Philip Rivers, 2006 Upper Deck
 


Antonio has great hands, good speed and tremendous strength. On first and second down, he almost always sees single coverage because of Tomlinson, who bears watching on running downs. Antonio is the perfect go-to guy on third down. If the ball is there, he’ll catch it, even when he’s double-teamed. He adjusts well when the ball is in the air and can reel in passes like an octopus.

Antonio is excellent when it comes to reading defenders. He waits for them to lean one way before breaking free, making it easier to gain the leverage he needs to get open. He is too big for safeties and too quick for linebackers. There have been times when opponents have assigned a cornerback to cover him—which is almost unheard of for a tight end.

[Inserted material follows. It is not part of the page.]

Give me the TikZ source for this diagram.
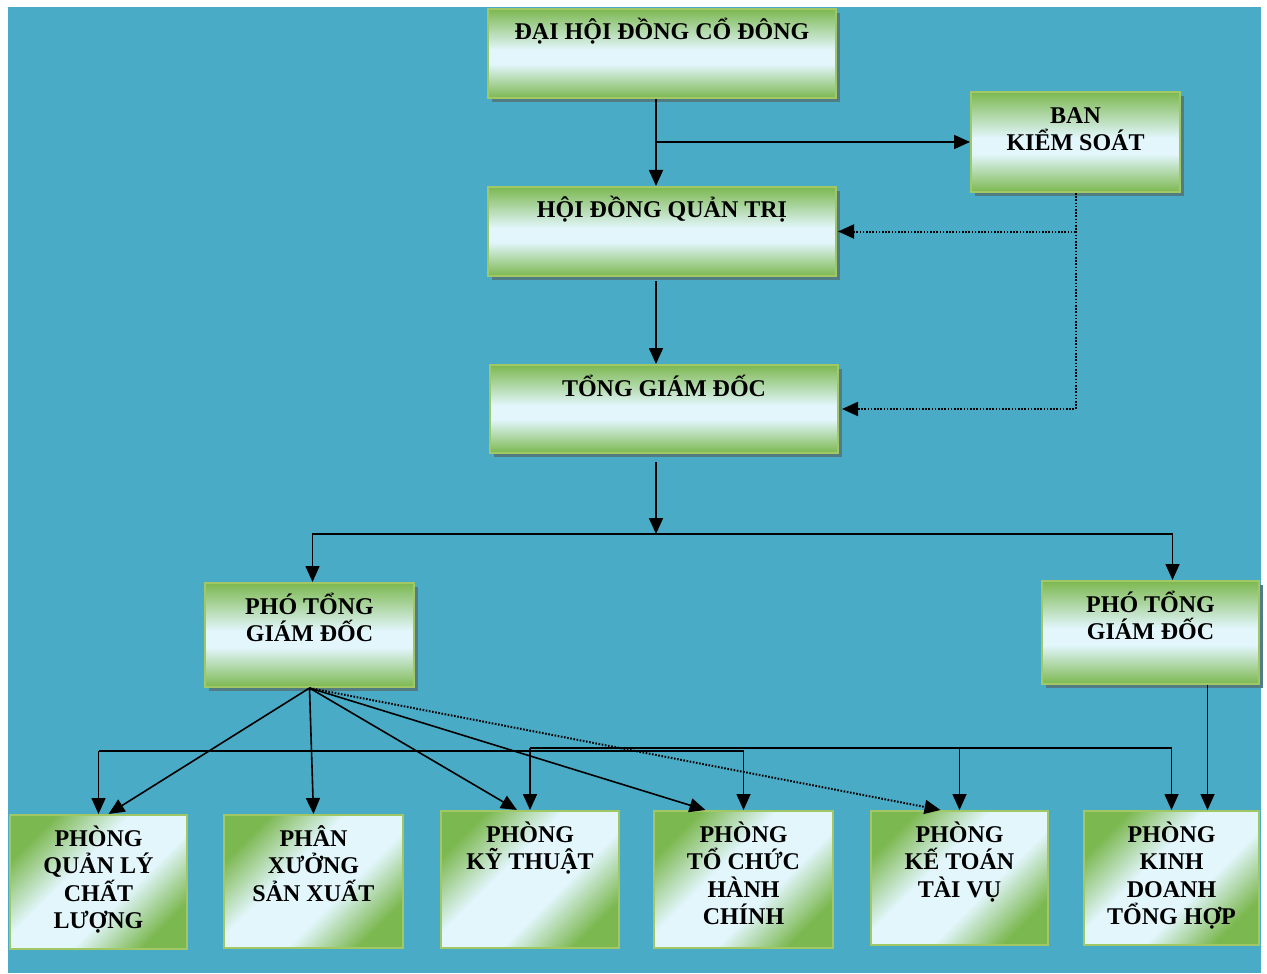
\documentclass[tikz,border=0pt]{standalone}
\usepackage{fontspec}
\setmainfont{Liberation Serif}
\usetikzlibrary{arrows.meta,shadows}
\definecolor{sea}{HTML}{4AABC6}
\definecolor{leaf}{HTML}{7CB850}
\definecolor{ice}{HTML}{E2F6FC}
\definecolor{rim}{HTML}{A2C765}
\definecolor{dropgray}{HTML}{507C82}
\pgfdeclareverticalshading{headfade}{100bp}{color(0bp)=(leaf); color(25bp)=(leaf); color(44bp)=(ice); color(52bp)=(ice); color(75bp)=(leaf); color(100bp)=(leaf)}
\pgfdeclareverticalshading{deptfade}{100bp}{color(0bp)=(leaf); color(25bp)=(leaf); color(41bp)=(ice); color(58bp)=(ice); color(75bp)=(leaf); color(100bp)=(leaf)}
\tikzset{
  box/.style={draw=rim, line width=1pt, inner sep=0pt, align=center, anchor=north west,
    font=\fontsize{12}{13.8}\selectfont\bfseries},
  headbox/.style={box, shading=headfade,
    drop shadow={shadow xshift=2pt, shadow yshift=-2pt, fill=dropgray, opacity=1}},
  deptbox/.style={box, shading=deptfade, shading angle=45},
  % text height reaches down to the last baseline
  lines1/.style={text height=15.5pt},
  lines2/.style={text height=29.3pt},
  lines3/.style={text height=43.1pt},
  lines4/.style={text height=56.9pt},
  arr/.style={-{Triangle[length=8pt,width=7pt]}, line width=0.8pt},
  checkline/.style={arr, line width=1pt, dash pattern=on 0.8pt off 0.8pt}
}
\begin{document}
\begin{tikzpicture}[x=0.5pt,y=-0.5pt]
  \useasboundingbox (0,0) rectangle (1267,973);
  \fill[white] (0,0) rectangle (1267,973);
  \fill[sea] (8,7) rectangle (1261,973);
  % upper levels
  \node[headbox, lines1, minimum width=174pt, text depth=29pt] (dhdcd) at (487,8) {ĐẠI HỘI ĐỒNG CỔ ĐÔNG};
  \node[headbox, lines2, minimum width=104.5pt, text depth=20.7pt] (bks) at (970,91) {BAN\\KIỂM SOÁT};
  \node[headbox, lines1, minimum width=174pt, text depth=29pt] (hdqt) at (487,186) {HỘI ĐỒNG QUẢN TRỊ};
  \node[headbox, lines1, minimum width=174pt, text depth=28.5pt] (tgd) at (489,364) {TỔNG GIÁM ĐỐC};
  \node[headbox, lines2, minimum width=104.5pt, text depth=22.7pt] (ptgdL) at (204,582) {PHÓ TỔNG\\GIÁM ĐỐC};
  \node[headbox, lines2, minimum width=108.5pt, text depth=22.2pt] (ptgdR) at (1041,580) {PHÓ TỔNG\\GIÁM ĐỐC};
  % departments
  \node[deptbox, lines4, minimum width=88.5pt, text depth=10.1pt] (qlcl) at (9,814) {PHÒNG\\QUẢN LÝ\\CHẤT\\LƯỢNG};
  \node[deptbox, lines3, minimum width=89.5pt, text depth=23.4pt] (pxsx) at (223,814) {PHÂN\\XƯỞNG\\SẢN XUẤT};
  \node[deptbox, lines2, minimum width=89pt, text depth=39.2pt] (kt) at (440,810) {PHÒNG\\KỸ THUẬT};
  \node[deptbox, lines4, minimum width=89.5pt, text depth=11.6pt] (tchc) at (653,810) {PHÒNG\\TỔ CHỨC\\HÀNH\\CHÍNH};
  \node[deptbox, lines3, minimum width=88.5pt, text depth=23.9pt] (kttv) at (870,810) {PHÒNG\\KẾ TOÁN\\TÀI VỤ};
  \node[deptbox, lines4, minimum width=87.5pt, text depth=10.1pt] (kdth) at (1083,810) {PHÒNG\\KINH\\DOANH\\TỔNG HỢP};
  % top connectors
  \coordinate (trunk) at (656,0);
  \draw[arr] (trunk |- dhdcd.south) -- (trunk |- hdqt.north);
  \draw[arr] (trunk |- bks.west) -- (bks.west);
  \draw[checkline] (bks.south) |- ([xshift=1.5pt]tgd.east);
  \draw[checkline] (bks.south |- hdqt.east) -- ([xshift=0.5pt]hdqt.east);
  \draw[arr] ([yshift=-2pt]trunk |- hdqt.south) -- (trunk |- tgd.north);
  \coordinate (fork) at (656,534);
  \draw[arr] ([yshift=-4pt]trunk |- tgd.south) -- (fork);
  \draw[arr] (fork) -| ([xshift=1.5pt]ptgdL.north);
  \draw[arr] (fork) -| ([xshift=11pt]ptgdR.north);
  % deputy to departments
  \draw[arr] (ptgdL.south) -- ([xshift=5pt]qlcl.north);
  \draw[arr] (ptgdL.south) -- (pxsx.north);
  \draw[arr] (ptgdL.south) -- ([xshift=-6.5pt]kt.north);
  \draw[arr] (ptgdL.south) -- ([xshift=-19pt]tchc.north);
  \draw[checkline] (ptgdL.south) -- ([xshift=-9.5pt]kttv.north);
  \draw[arr] ([xshift=18pt]kdth.north |- ptgdR.south) -- ([xshift=18pt]kdth.north);
  % department bus
  \coordinate (busL) at (0,751);
  \coordinate (busR) at (0,748);
  \draw[line width=0.8pt] (qlcl.north |- busL) -- (tchc.north |- busL);
  \draw[line width=0.8pt] (kt.north |- busR) -- (kdth.north |- busR);
  \foreach \n in {qlcl,tchc} \draw[arr] (\n.north |- busL) -- (\n.north);
  \foreach \n in {kt,kttv,kdth} \draw[arr] (\n.north |- busR) -- (\n.north);
\end{tikzpicture}
\end{document}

Antonio’s basketball roots are still evident when he catches passes in traffic. He uses his body to shield the ball as he reaches for it, basically “boxing out” defenders. Antonio also falls back on the same jukes and head fakes he did on the hardwood at Kent State. He has made some of the NFL’s slower linebackers look pretty silly, both before and after the catch.

The book on Antonio is to jam him at the line, but he does not always line up in places where this is possible, and sometimes he goes in motion prior to the snap. When brute strength is called for, Antonio can dish it out, too. He has become one of the NFL's better blockers at his position.